Incentives for Adoption

I share what I think are the highest impact ways we can spread the beauty of peer-to-peer cash in a correct way.

Embrace No-KYC

An immediate step we can make for Bitcoin adoption is to reach every bitcoiner who happens to have some merchant or retail responsibilities, and enable them to start accepting bitcoin alongside their existing payment system. Likewise for those posting donation addresses. Financially reinforce those who have put the time in to establish a proper set-up, comment caution on those with risky practices.

For bitcoiners, the incentive is clear. Receiving bitcoin in exchange for goods or services is the best way to stack. Acquire non-kyc and highly private bitcoin. Non-kyc bitcoin, such as that purchased on Bisq or localbitcoins, tends to come at a premium that can range 5% - 20% depending on your country. You should be begging to be paid in sats if your customers are able.

5% Off Sats - The Standard

The nym Bitcoin Q+A rephrased the “no-KYC premium” in a fantastic way: you should not think of it as a premium you pay for privacy, but rather you are receiving a discount for giving up your privacy when buying KYC bitcoin (podcast). That the no-KYC price is the real BTC price, any cheaper and it is costing you in other ways.

Store Demo

For this very reason we decided to add a 5% off sats button to the SatSale point-of-sale checkout. This is something I aim to get other payment processors on-board with, particularly if the payment option sits alongside fiat payment methods - now disincentivised.

Even if you don’t care much for no-KYC, this discount can come from other sources. Bitcoin payments, particularly via lightning, have low fees and no risk of chargeback or fraud. Traditional payment processors frequently change on the magnitude of 1-3%, and sidestepping this rent-seeking is in the interest of both merchant and customer.

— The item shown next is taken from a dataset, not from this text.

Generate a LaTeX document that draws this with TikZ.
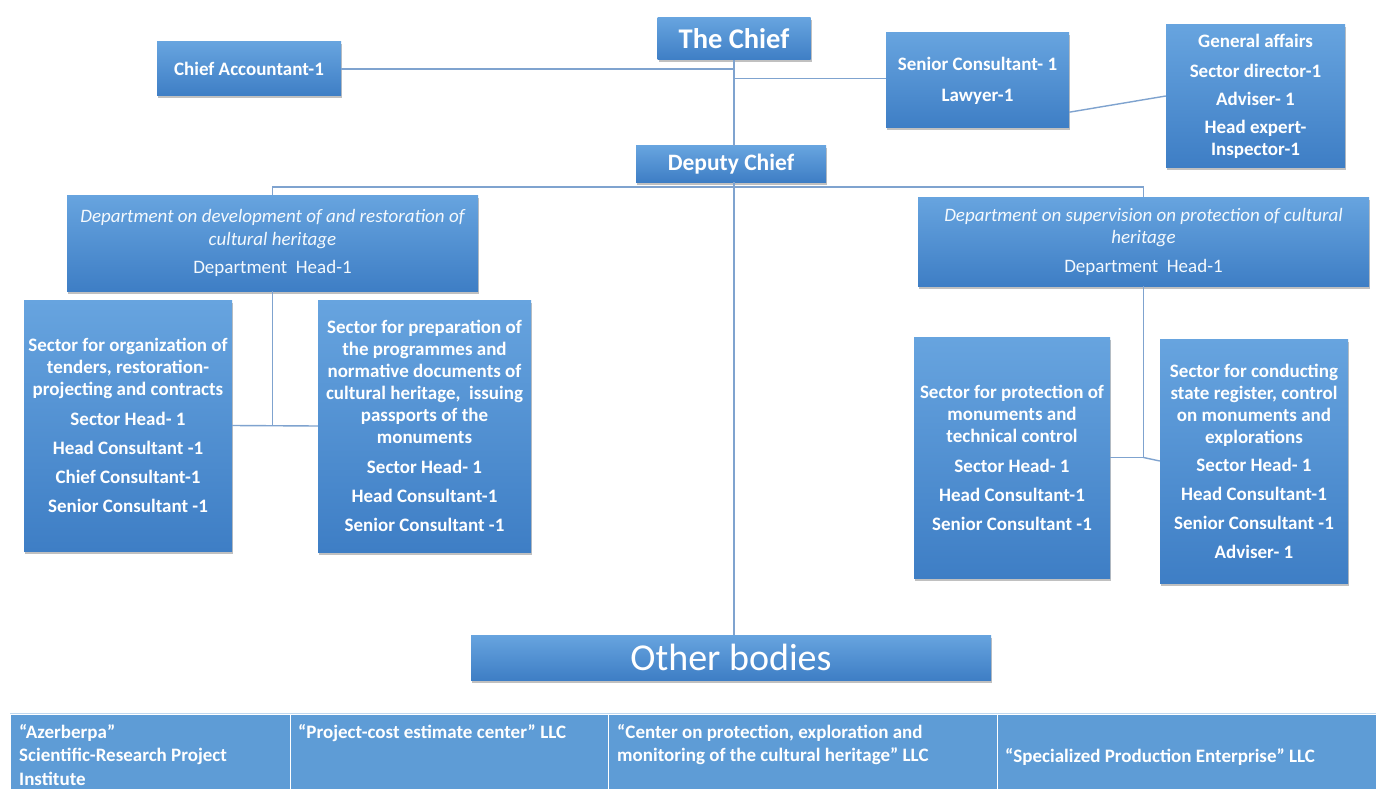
\documentclass[tikz,border=0pt]{standalone}
\usepackage{fontspec}
\setmainfont{Carlito}
\usetikzlibrary{shadows,calc}
\definecolor{boxtop}{HTML}{67A4DF}
\definecolor{boxbot}{HTML}{3E7EC5}
\definecolor{linkc}{HTML}{7FA3CF}
\definecolor{cellc}{HTML}{5E9CD6}
\tikzset{
  unit/.style={draw=none, top color=boxtop, bottom color=boxbot, text=white,
    font=\bfseries\fontsize{19}{22}\selectfont, align=center, inner sep=1pt,
    drop shadow={shadow xshift=1pt, shadow yshift=-2.5pt, opacity=0.35, fill=black!70}},
  dept/.style={unit, font=\fontsize{19}{22.5}\selectfont, text=white!93!boxtop},
  link/.style={draw=linkc, line width=1.4pt},
  cell/.style={fill=cellc, draw=white, line width=1pt},
  celltext/.style={text=white, font=\bfseries\fontsize{19}{23.5}\selectfont,
    align=left, anchor=north west, inner sep=0pt}
}
\begin{document}
\begin{tikzpicture}[x=1pt,y=-1pt]
\useasboundingbox (0,0) rectangle (1376,789);
\fill[white] (0,0) rectangle (1376,789);

% top management
\node[unit, minimum width=153pt, minimum height=42pt, font=\bfseries\fontsize{28.5}{30}\selectfont] (chief) at (734,39) {The Chief};
\node[unit, minimum width=184pt, minimum height=54pt] (acct) at (249,69) {Chief Accountant-1};
\node[unit, minimum width=183pt, minimum height=95pt, font=\bfseries\fontsize{19}{31}\selectfont] (sencons) at (977.5,80.5) {Senior Consultant- 1\\Lawyer-1};
\node[unit, minimum width=179pt, minimum height=142pt] (genaff) at (1255.5,96)
  {General affairs\\[8pt]Sector director-1\\[6pt]Adviser- 1\\[6pt]Head expert-\\Inspector-1};
\node[unit, minimum width=190pt, minimum height=36pt, font=\bfseries\fontsize{23.5}{25}\selectfont] (deputy) at (731,164) {Deputy Chief};

% departments
\node[dept, minimum width=411pt, minimum height=96pt] (deptL) at (272.5,243)
  {\itshape Department on development of and restoration of\\\itshape cultural heritage\\[6pt]Department\ \ Head-1};
\node[dept, minimum width=451pt, minimum height=89pt] (deptR) at (1143.5,241.5)
  {\itshape Department on supervision on protection of cultural\\\itshape heritage\\[6pt]Department\ \ Head-1};

% sectors
\node[unit, minimum width=208pt, minimum height=251pt] (secLa) at (128,425.5)
  {Sector for organization of\\tenders, restoration-\\projecting and contracts\\[8pt]Sector Head- 1\\[7pt]Head Consultant -1\\[7pt]Chief Consultant-1\\[7pt]Senior Consultant -1};
\node[unit, minimum width=213pt, minimum height=252pt] (secLb) at (424.5,426)
  {Sector for preparation of\\the programmes and\\normative documents of\\cultural heritage,\ \ issuing\\passports of the\\monuments\\[8pt]Sector Head- 1\\[7pt]Head Consultant-1\\[7pt]Senior Consultant -1};
\node[unit, minimum width=196pt, minimum height=241pt] (secRa) at (1012,457.5)
  {Sector for protection of\\monuments and\\technical control\\[8pt]Sector Head- 1\\[7pt]Head Consultant-1\\[7pt]Senior Consultant -1};
\node[unit, minimum width=188pt, minimum height=244pt] (secRb) at (1254,461)
  {Sector for conducting\\state register, control\\on monuments and\\explorations\\[6pt]Sector Head- 1\\[7pt]Head Consultant-1\\[7pt]Senior Consultant -1\\[7pt]Adviser- 1};

% other bodies
\node[unit, minimum width=520pt, minimum height=45pt, font=\fontsize{38}{40}\selectfont] (other) at (731,657.5) {Other bodies};

% connectors
\draw[link] (chief.south) -- (chief.south |- deputy.north);
\draw[link] (acct.east) -- (acct.east -| chief.south);
\draw[link] ($(sencons.west)+(0,-2)$) -- ($(sencons.west -| chief.south)+(0,-2)$);
\draw[link] ($(sencons.south east)+(0,-16)$) -- (genaff.west);
\draw[link] (deptL.north) -- ++(0,-8) coordinate (busL) -- (busL -| deptR.north) -- (deptR.north);
\draw[link] (deputy.south -| chief.south) -- (other.north -| chief.south);
\draw[link] (deptL.south) -- (deptL.south |- secLa.east);
\draw[link] (secLa.east) -- (secLb.west);
\draw[link] (deptR.south) |- (secRa.east);
\draw[link] (deptR.south |- secRa.east) -- (secRb.west);

% subordinate organisations
\fill[cellc!40] (10,713) rectangle (1376,715);
\node[cell, anchor=north west, minimum width=280pt, minimum height=75pt] (cellA) at (10,714) {};
\node[cell, anchor=north west, minimum width=318pt, minimum height=75pt] (cellB) at (290,714) {};
\node[cell, anchor=north west, minimum width=389pt, minimum height=75pt] (cellC) at (608,714) {};
\node[cell, anchor=north west, minimum width=379pt, minimum height=75pt] (cellD) at (997,714) {};
\node[celltext] (tA) at (19,724) {“Azerberpa”\\Scientific-Research Project\\Institute};
\node[celltext] (tB) at (298,724) {“Project-cost estimate center” LLC};
\node[celltext] (tC) at (617,724) {“Center on protection, exploration and\\monitoring of the cultural heritage” LLC};
\node[celltext] (tD) at (1005,748) {“Specialized Production Enterprise” LLC};
\end{tikzpicture}
\end{document}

Loud and Proud - But Helpful

At our current stage of adoption, retail stores “feel no added value of crypto-payments compared to other payment methods”. But they will look to start accepting Bitcoin for two primary reasons:

  1. If accepting Bitcoin brings in extra customers.
  2. If customers ask to pay in Bitcoin.


Possibly the most important avenue is to provide retailers with an economic incentive to accept bitcoin. Encouragement and adoption through vocalizing a desire to pay in bitcoin and by continuing to do business with those who accept it. Jonker’s survey also showed that increasing a perceived compatibility score by 1 (on a 1-7 scale) increases the probability of a retailer “intending to adopt crypto payments” by 4.4%. Clearly user experience and education are highly important for adoption, with perceived compatibility and perceived ease of use also being found to be correlated with crypto-acceptance.

You don’t need to ask every single retailer whether they accept Bitcoin (though you can, and it does help).

Instead, it is more effective to discuss with a merchant you’re friendly with. Introduce them to the idea and guide their educational pathway into accepting Bitcoin properly. Incubate ideas of how it would work for them and the compatibility within their business, and help them get set up if you are able! Even if they do not wish to hold Bitcoin themselves, you could organise an arrangement for you to acquire this no-KYC bitcoin from them. Win-win.


If you sell anything, try a non-custodial payment processor (I recommend SatSale, BTCPay, Breez) and start stacking those no-KYC sats. Make a 5% discount for bitcoin payment known to your customers.

Vocalize your desire to pay with bitcoin, offer to guide them into doing it properly and help set them up if you’re able.

If you still use donation addresses in your bios* or next time you need a point-of-sale register, I implore you to download SatSale, point it to your Bitcoin node, and try the tools. Send us your feedback. Share SatSale on twitter. Help bring us closer to peer-to-peer electronic cash..

*dont mind the occasional vanity address, like @wiz’s: 1wizSAYSbuyXbt9d8JV8ytm5acqq2TorC. The Tor in the checksum is a nice touch. I’m still searching for a great one.. Thanks for reading.